- **Input records**:
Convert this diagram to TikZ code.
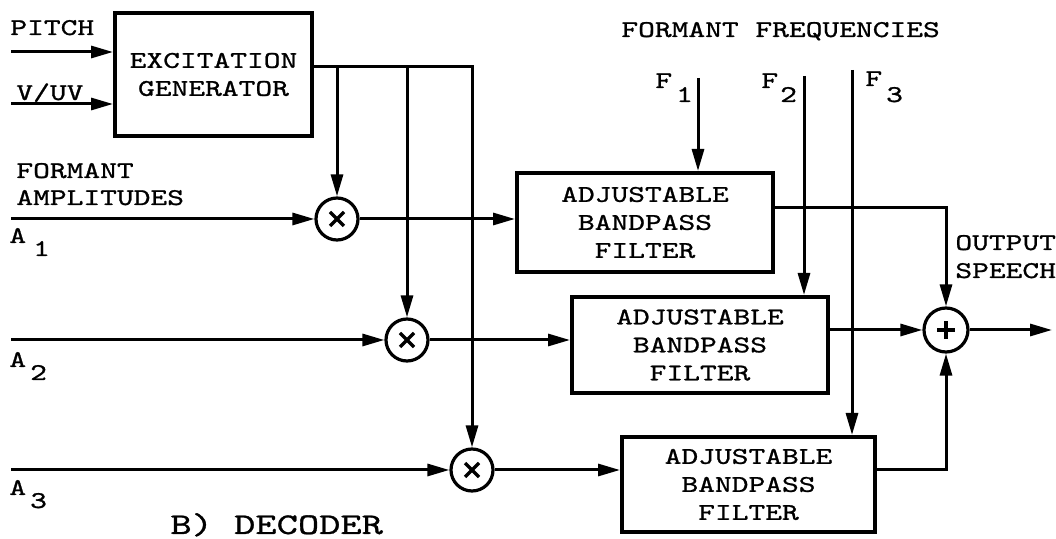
* * *
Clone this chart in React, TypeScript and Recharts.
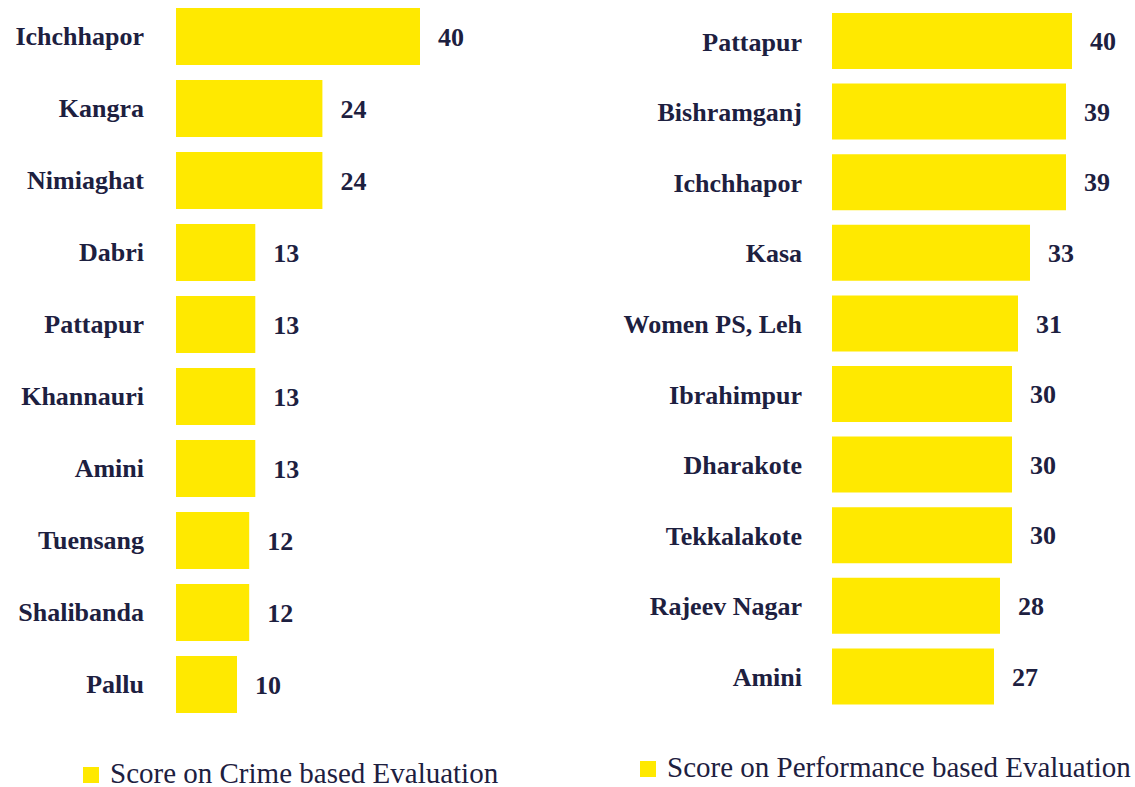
--
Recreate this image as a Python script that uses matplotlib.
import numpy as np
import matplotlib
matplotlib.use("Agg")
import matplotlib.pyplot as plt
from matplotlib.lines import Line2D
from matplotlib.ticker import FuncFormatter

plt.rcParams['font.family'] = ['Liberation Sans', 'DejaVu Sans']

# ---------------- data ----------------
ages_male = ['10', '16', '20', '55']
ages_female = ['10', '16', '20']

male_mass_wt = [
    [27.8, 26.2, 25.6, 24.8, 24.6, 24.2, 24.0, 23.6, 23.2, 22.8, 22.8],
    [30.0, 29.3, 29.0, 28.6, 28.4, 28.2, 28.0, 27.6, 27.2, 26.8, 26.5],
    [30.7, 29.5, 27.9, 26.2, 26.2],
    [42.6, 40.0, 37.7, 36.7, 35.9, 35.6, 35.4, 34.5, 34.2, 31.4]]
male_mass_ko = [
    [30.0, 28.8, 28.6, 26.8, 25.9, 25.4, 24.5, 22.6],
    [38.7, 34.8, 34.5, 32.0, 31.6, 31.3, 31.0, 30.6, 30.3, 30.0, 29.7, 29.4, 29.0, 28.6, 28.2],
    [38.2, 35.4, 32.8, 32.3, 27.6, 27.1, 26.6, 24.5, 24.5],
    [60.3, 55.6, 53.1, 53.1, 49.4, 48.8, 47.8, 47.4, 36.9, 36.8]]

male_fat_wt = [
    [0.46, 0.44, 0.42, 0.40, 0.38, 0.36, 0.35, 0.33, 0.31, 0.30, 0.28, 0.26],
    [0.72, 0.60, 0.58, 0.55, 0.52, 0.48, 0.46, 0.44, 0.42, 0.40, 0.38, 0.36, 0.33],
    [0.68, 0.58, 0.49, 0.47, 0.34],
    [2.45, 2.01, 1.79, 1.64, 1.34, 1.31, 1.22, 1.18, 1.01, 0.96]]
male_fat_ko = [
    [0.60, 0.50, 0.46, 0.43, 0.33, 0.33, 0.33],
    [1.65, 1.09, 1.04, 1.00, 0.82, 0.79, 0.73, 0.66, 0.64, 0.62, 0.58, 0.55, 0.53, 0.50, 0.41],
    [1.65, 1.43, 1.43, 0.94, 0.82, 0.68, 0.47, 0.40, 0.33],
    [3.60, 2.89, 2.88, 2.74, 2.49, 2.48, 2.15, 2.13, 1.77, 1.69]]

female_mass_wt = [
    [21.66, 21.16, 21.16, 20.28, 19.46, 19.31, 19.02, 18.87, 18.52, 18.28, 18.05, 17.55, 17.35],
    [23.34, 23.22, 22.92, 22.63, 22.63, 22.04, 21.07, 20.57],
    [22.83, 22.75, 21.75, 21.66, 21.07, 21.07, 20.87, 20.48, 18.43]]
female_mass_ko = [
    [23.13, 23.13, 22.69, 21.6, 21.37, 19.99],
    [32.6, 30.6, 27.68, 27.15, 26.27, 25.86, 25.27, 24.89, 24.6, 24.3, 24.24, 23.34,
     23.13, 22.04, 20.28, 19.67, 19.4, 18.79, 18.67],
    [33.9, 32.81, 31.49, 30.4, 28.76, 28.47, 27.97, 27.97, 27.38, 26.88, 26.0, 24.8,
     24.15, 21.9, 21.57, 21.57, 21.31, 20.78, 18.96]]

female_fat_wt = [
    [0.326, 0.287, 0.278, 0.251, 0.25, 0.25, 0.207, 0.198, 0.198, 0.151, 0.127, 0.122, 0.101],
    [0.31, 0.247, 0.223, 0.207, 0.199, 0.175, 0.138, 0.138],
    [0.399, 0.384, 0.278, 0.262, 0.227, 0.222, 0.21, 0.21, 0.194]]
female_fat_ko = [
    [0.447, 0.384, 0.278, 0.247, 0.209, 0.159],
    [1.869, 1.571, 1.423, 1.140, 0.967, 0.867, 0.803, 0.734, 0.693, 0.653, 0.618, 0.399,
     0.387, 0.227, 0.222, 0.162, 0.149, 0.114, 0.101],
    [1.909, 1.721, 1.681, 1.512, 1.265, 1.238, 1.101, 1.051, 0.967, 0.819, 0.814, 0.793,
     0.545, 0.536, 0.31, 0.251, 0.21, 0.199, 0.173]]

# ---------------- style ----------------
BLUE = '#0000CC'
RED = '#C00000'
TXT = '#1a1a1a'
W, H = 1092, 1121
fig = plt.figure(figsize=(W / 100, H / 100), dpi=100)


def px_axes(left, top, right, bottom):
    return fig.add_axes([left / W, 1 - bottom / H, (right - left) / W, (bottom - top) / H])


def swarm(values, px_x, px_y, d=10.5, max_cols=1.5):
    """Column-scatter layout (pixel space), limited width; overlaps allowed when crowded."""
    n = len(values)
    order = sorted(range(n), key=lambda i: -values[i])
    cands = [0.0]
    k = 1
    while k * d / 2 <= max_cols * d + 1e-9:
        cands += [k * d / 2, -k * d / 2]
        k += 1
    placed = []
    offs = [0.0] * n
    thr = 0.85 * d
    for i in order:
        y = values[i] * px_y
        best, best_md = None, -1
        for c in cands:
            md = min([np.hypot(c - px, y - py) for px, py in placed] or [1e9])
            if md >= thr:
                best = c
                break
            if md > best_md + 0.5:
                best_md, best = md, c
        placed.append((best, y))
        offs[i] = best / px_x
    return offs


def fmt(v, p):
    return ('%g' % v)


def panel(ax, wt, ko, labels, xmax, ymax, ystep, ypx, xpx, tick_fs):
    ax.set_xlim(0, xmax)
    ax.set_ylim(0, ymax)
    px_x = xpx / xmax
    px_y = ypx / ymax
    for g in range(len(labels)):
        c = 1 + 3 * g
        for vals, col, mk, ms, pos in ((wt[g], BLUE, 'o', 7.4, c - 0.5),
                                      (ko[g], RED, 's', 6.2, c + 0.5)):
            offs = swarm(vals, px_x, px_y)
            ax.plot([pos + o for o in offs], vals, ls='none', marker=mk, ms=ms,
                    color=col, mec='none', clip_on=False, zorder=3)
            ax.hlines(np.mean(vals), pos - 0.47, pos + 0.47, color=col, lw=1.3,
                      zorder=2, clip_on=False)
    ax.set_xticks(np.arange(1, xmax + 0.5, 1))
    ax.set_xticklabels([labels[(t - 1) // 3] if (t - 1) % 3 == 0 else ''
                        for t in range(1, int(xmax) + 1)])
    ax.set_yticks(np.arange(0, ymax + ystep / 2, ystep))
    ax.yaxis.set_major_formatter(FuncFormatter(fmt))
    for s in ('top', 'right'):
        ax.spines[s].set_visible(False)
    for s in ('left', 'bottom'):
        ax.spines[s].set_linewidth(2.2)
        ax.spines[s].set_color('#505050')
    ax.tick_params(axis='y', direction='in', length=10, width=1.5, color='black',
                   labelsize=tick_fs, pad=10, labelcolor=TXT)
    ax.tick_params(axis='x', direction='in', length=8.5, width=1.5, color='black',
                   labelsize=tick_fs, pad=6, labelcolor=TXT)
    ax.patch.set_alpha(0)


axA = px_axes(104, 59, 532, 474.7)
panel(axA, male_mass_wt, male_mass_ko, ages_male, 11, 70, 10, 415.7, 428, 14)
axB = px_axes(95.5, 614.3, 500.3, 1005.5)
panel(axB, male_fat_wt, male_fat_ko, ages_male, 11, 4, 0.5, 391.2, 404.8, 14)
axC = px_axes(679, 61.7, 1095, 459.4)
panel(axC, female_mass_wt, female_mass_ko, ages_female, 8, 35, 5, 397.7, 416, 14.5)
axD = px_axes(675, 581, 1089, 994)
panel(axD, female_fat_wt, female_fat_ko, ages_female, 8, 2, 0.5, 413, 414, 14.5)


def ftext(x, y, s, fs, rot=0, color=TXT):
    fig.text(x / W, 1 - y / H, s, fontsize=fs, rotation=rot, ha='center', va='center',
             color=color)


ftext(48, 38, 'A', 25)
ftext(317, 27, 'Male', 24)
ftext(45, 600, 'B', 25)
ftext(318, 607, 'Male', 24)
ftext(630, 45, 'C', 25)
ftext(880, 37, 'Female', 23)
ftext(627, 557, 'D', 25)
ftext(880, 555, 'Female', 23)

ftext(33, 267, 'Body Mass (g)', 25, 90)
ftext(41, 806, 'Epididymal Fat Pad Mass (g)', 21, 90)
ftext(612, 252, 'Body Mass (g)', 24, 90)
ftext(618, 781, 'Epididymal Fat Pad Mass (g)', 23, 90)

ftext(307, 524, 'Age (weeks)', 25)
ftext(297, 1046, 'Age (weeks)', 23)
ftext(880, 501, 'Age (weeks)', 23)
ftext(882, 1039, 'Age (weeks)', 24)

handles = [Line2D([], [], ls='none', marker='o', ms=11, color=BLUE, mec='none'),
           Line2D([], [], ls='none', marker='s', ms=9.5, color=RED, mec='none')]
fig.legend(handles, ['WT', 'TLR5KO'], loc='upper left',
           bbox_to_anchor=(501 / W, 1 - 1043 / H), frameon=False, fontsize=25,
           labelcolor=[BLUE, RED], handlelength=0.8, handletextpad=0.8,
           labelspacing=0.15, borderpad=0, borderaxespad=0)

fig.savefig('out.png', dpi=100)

- **What the exercise asks**:
Repeat, exactly as they stand above, the lines from the line with "Recreate this image" to the line with "24.15, 21.9, 21.57, 21.57, 21.31, 20.78, 18.96]]", both lines included.

- **Solution to this task**:
Recreate this image as a Python script that uses matplotlib.
import numpy as np
import matplotlib
matplotlib.use("Agg")
import matplotlib.pyplot as plt
from matplotlib.lines import Line2D
from matplotlib.ticker import FuncFormatter

plt.rcParams['font.family'] = ['Liberation Sans', 'DejaVu Sans']

# ---------------- data ----------------
ages_male = ['10', '16', '20', '55']
ages_female = ['10', '16', '20']

male_mass_wt = [
    [27.8, 26.2, 25.6, 24.8, 24.6, 24.2, 24.0, 23.6, 23.2, 22.8, 22.8],
    [30.0, 29.3, 29.0, 28.6, 28.4, 28.2, 28.0, 27.6, 27.2, 26.8, 26.5],
    [30.7, 29.5, 27.9, 26.2, 26.2],
    [42.6, 40.0, 37.7, 36.7, 35.9, 35.6, 35.4, 34.5, 34.2, 31.4]]
male_mass_ko = [
    [30.0, 28.8, 28.6, 26.8, 25.9, 25.4, 24.5, 22.6],
    [38.7, 34.8, 34.5, 32.0, 31.6, 31.3, 31.0, 30.6, 30.3, 30.0, 29.7, 29.4, 29.0, 28.6, 28.2],
    [38.2, 35.4, 32.8, 32.3, 27.6, 27.1, 26.6, 24.5, 24.5],
    [60.3, 55.6, 53.1, 53.1, 49.4, 48.8, 47.8, 47.4, 36.9, 36.8]]

male_fat_wt = [
    [0.46, 0.44, 0.42, 0.40, 0.38, 0.36, 0.35, 0.33, 0.31, 0.30, 0.28, 0.26],
    [0.72, 0.60, 0.58, 0.55, 0.52, 0.48, 0.46, 0.44, 0.42, 0.40, 0.38, 0.36, 0.33],
    [0.68, 0.58, 0.49, 0.47, 0.34],
    [2.45, 2.01, 1.79, 1.64, 1.34, 1.31, 1.22, 1.18, 1.01, 0.96]]
male_fat_ko = [
    [0.60, 0.50, 0.46, 0.43, 0.33, 0.33, 0.33],
    [1.65, 1.09, 1.04, 1.00, 0.82, 0.79, 0.73, 0.66, 0.64, 0.62, 0.58, 0.55, 0.53, 0.50, 0.41],
    [1.65, 1.43, 1.43, 0.94, 0.82, 0.68, 0.47, 0.40, 0.33],
    [3.60, 2.89, 2.88, 2.74, 2.49, 2.48, 2.15, 2.13, 1.77, 1.69]]

female_mass_wt = [
    [21.66, 21.16, 21.16, 20.28, 19.46, 19.31, 19.02, 18.87, 18.52, 18.28, 18.05, 17.55, 17.35],
    [23.34, 23.22, 22.92, 22.63, 22.63, 22.04, 21.07, 20.57],
    [22.83, 22.75, 21.75, 21.66, 21.07, 21.07, 20.87, 20.48, 18.43]]
female_mass_ko = [
    [23.13, 23.13, 22.69, 21.6, 21.37, 19.99],
    [32.6, 30.6, 27.68, 27.15, 26.27, 25.86, 25.27, 24.89, 24.6, 24.3, 24.24, 23.34,
     23.13, 22.04, 20.28, 19.67, 19.4, 18.79, 18.67],
    [33.9, 32.81, 31.49, 30.4, 28.76, 28.47, 27.97, 27.97, 27.38, 26.88, 26.0, 24.8,
     24.15, 21.9, 21.57, 21.57, 21.31, 20.78, 18.96]]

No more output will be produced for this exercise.